Plans for Downtown DeLand capital projects, from spruced-up parks to new signs, took a step forward thanks to an OK July 6 from the Downtown DeLand Community Redevelopment Agency.
In February, the City of DeLand invited DeLandites to take a survey to help staff decide how to spend some $600,000 in funds set aside for capital projects. The most popular option among 702 survey respondents was the streetscaping of Voorhis Avenue, which once served as a hub for DeLand’s Black community.
Other popular options included improving DeLand’s Sunflower and Painter’s Pond parks, and paving the overflow parking lot between East Rich Avenue and East Church Street.
With the parking-lot project design being handled by city staff, the CRA unanimously agreed July 6 to allow CPH Inc. to create design plans for a redesigned Voorhis Avenue and the two fixed-up parks.
With unanimous approval from the CRA, CPH will begin the design process for these projects. The design phase, city staff said, will help the city get a better understanding of what the final projects will look like and how much they will cost. From there, the CRA will have a final say on how to move forward with the Voorhis Avenue project and the two parks.

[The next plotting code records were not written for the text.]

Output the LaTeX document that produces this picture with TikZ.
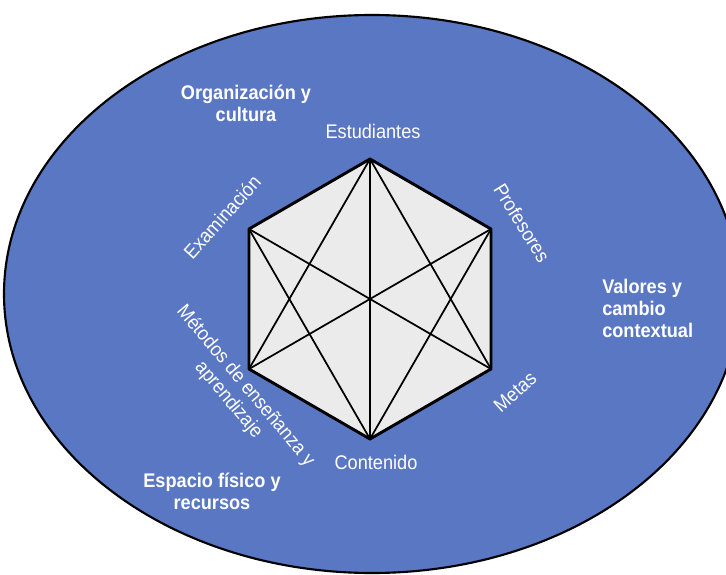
\documentclass[tikz,border=0pt]{standalone}
\usepackage{fontspec}
\setmainfont{Liberation Sans}
\newfontfamily\slimsf[FakeStretch=0.92]{Liberation Sans}
\usetikzlibrary{positioning}
\definecolor{ringblue}{RGB}{89,119,194}
\definecolor{hexgray}{RGB}{235,235,235}
\tikzset{
  facet/.style={text=white,font=\slimsf\fontsize{14.8}{16.5}\selectfont,align=center,inner sep=0pt},
  context/.style={text=white,font=\slimsf\bfseries\fontsize{14.8}{16.5}\selectfont,align=center,inner sep=0pt},
  link/.style={line width=1.3pt},
}

\begin{document}
\begin{tikzpicture}[x=0.75pt,y=-0.75pt]
	\useasboundingbox (0,0) rectangle (726,575);
	\clip (0,0) rectangle (726,575);
	\draw[fill=ringblue,line width=1.6pt] (372,294) ellipse [x radius=276pt,y radius=209.25pt];
	% hexagon corners
	\coordinate (est) at (370,159);
	\coordinate (pro) at (491,229);
	\coordinate (met) at (491,369);
	\coordinate (con) at (370,439);
	\coordinate (mto) at (249,369);
	\coordinate (exa) at (249,229);
	\draw[fill=hexgray,line width=2.2pt,line join=round] (est) -- (pro) -- (met) -- (con) -- (mto) -- (exa) -- cycle;
	\draw[link] (est) -- (con);
	\draw[link] (est) -- (mto);
	\draw[link] (est) -- (met);
	\draw[link] (pro) -- (mto);
	\draw[link] (pro) -- (con);
	\draw[link] (exa) -- (met);
	\draw[link] (exa) -- (con);
	% labels round the hexagon
	\node[facet] (estudiantes) at (373,131) {Estudiantes};
	\node[facet,rotate=-58] (profesores) at (522,223) {Profesores};
	\node[facet,rotate=42] (metas) at (515,392) {Metas};
	\node[facet] (contenido) at (376,462) {Contenido};
	\node[facet,rotate=-50] (metodos) at (237,393) {Métodos de enseñanza y\\aprendizaje};
	\node[facet,rotate=48] (examinacion) at (222,217) {Examinación};
	% context
	\node[context] (organizacion) at (246,103) {Organización y\\cultura};
	\node[context,align=left,anchor=west] (valores) at (602,308) {Valores y\\cambio\\contextual};
	\node[context] (espacio) at (212,491) {Espacio físico y\\recursos};
\end{tikzpicture}
\end{document}
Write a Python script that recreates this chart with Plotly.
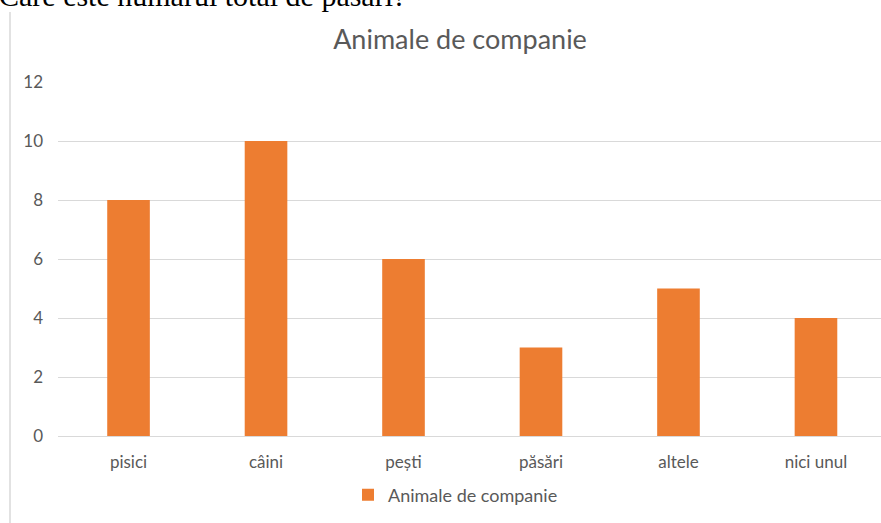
import plotly.graph_objects as go

categories = ["pisici", "câini", "pești", "păsări", "altele", "nici unul"]
values = [8, 10, 6, 3, 5, 4]
series_name = "Animale de companie"
chart_title = "Animale de companie"
question = "Care este numărul total de păsări?"
y_ticks = [0, 2, 4, 6, 8, 10, 12]

W, H = 881, 523
L, R, T, B = 58, 0, 82, 87
pw, ph = W - L - R, H - T - B

def px_x(x):
    return (x - L) / pw

def px_y(y):
    return (H - B - y) / ph

FONT = "Lato, 'Open Sans', sans-serif"
GRAY = "#595959"

fig = go.Figure()
fig.add_trace(go.Bar(
    x=categories, y=values, name=series_name,
    marker=dict(color="#ED7D31", line=dict(width=0)),
    width=0.31, showlegend=True,
))

fig.update_layout(
    width=W, height=H,
    margin=dict(l=L, r=R, t=T, b=B, pad=0),
    paper_bgcolor="white", plot_bgcolor="white",
    font=dict(family=FONT, color=GRAY, size=17),
    title=dict(text=chart_title, x=460 / W, xanchor="center", xref="container",
               y=1 - 40 / H, yanchor="middle", yref="container",
               font=dict(family=FONT, size=27, color=GRAY)),
    showlegend=True,
    legend=dict(orientation="h", x=348 / W, xanchor="left", xref="container",
                y=1 - 495 / H, yanchor="middle", yref="container",
                font=dict(family=FONT, size=18, color=GRAY),
                itemwidth=30, traceorder="normal"),
    xaxis=dict(range=[-0.513, 5.473], showgrid=False, showline=False,
               ticks="", tickfont=dict(family=FONT, size=17, color=GRAY),
               ticklabelstandoff=14, zeroline=False),
    yaxis=dict(range=[0, 12], tickvals=y_ticks, showgrid=True,
               gridcolor="#D9D9D9", gridwidth=1, zeroline=True,
               zerolinecolor="#D9D9D9", zerolinewidth=1, showline=False,
               ticks="", tickfont=dict(family=FONT, size=17, color=GRAY),
               ticklabelstandoff=14),
)

# frame border on the left (chart object edge)
fig.add_shape(type="line", xref="paper", yref="paper",
              x0=px_x(10), x1=px_x(10), y0=px_y(12), y1=px_y(H + 5),
              line=dict(color="#D9D9D9", width=1.5))

# cropped question text at top
fig.add_annotation(text=question, xref="paper", yref="paper",
                   x=px_x(-3), xanchor="left", y=px_y(-4), yanchor="middle",
                   showarrow=False,
                   font=dict(family="Liberation Serif, serif", size=30, color="black"))

fig.write_html("out.html", config={"displayModeBar": False},
               post_script="document.body.style.margin='0';")
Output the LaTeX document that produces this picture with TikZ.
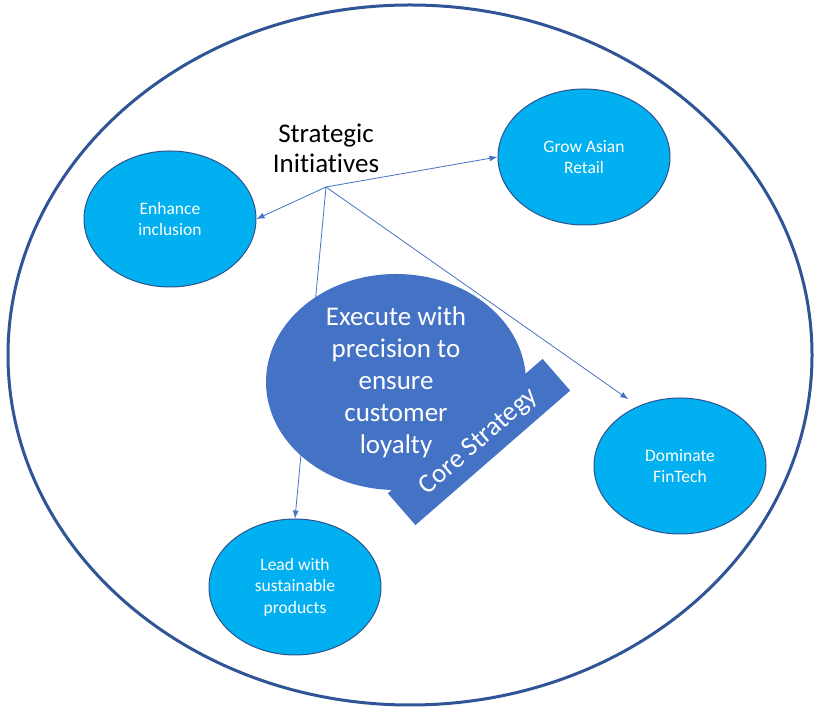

CPH will be seeking public involvement as well, Assistant City Manager Mike Grebosz said. The city and CPH will hold community-involvement meetings to gauge interest in the projects and guide development plans. No dates have been confirmed for these meetings as of July 7.
Seeking direction on signs
Another Downtown DeLand project OK’d by the CRA was new wayfinding signs along Woodland Boulevard.
The CRA agreed on a design for new Downtown DeLand signs to help direct individuals toward businesses. With a design sporting the iconic dome of the Historic Volusia County Historic, the signs would include the names of businesses and an arrow directing cars and pedestrians down side streets.
Tentatively, 10 signs would be placed at intersections along Woodland Boulevard: one on Wisconsin Avenue, one on Church Street, two on Rich Avenue, one on Indiana Avenue, one on New York Avenue, one on Georgia Avenue, two on Howry Avenue and one on Voorhis Avenue.
The MainStreet DeLand Association will decide which businesses make it onto the signs, Grebosz said, and these plans will be implemented by the sign company Forsite. Colors for the signs have not yet been chosen, but the CRA unanimously approved the design of the signs and their possible locations for the signs to be submitted for Florida Department of Transportation approval.
While city staff were uncertain about how soon the project would be finished, officials said the city would work to have the new signs completed in time for the DeLand Fall Festival of the Arts, planned for Nov. 20-21.